TASK INSTRUCTIONS:
Find all the lines with "this" and gather them.

SUPPLIED RECORDS:
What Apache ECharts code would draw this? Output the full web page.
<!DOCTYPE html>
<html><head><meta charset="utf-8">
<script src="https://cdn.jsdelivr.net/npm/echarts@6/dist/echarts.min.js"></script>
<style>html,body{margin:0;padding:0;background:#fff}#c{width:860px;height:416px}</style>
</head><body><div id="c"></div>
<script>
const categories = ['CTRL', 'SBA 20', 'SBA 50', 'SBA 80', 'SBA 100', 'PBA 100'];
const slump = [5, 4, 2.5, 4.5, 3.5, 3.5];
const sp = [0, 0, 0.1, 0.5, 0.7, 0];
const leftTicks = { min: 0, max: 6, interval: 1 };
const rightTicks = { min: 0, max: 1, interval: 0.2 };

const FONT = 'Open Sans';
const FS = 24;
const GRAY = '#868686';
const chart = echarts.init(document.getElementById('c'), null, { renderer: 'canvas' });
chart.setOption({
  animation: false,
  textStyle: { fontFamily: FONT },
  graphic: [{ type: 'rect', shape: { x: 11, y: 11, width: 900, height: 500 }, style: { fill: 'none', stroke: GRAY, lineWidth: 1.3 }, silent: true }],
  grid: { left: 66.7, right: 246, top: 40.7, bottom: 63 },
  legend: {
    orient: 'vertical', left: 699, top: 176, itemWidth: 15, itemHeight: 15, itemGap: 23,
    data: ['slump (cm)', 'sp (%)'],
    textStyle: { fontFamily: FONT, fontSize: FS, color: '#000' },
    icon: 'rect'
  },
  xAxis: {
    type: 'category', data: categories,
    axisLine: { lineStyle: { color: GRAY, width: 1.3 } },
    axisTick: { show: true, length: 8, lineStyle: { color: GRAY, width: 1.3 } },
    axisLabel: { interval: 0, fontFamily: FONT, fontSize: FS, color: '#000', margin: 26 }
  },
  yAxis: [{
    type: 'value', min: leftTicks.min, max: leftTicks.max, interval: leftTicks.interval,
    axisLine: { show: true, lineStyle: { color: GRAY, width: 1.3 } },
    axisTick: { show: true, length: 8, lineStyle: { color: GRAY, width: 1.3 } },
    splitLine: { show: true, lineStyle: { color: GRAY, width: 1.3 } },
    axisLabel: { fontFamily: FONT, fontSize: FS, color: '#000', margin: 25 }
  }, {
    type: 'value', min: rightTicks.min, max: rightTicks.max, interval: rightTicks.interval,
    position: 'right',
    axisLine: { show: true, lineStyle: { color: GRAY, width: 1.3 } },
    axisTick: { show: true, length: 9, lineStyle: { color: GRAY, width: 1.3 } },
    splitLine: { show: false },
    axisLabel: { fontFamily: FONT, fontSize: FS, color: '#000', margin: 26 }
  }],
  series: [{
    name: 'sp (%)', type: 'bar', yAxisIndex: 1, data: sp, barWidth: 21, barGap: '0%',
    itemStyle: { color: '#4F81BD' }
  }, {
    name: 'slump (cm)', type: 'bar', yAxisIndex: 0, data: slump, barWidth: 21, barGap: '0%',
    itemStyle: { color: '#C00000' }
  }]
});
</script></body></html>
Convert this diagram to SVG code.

CORRECT RESPONSE:
What Apache ECharts code would draw this? Output the full web page.
Convert this diagram to SVG code.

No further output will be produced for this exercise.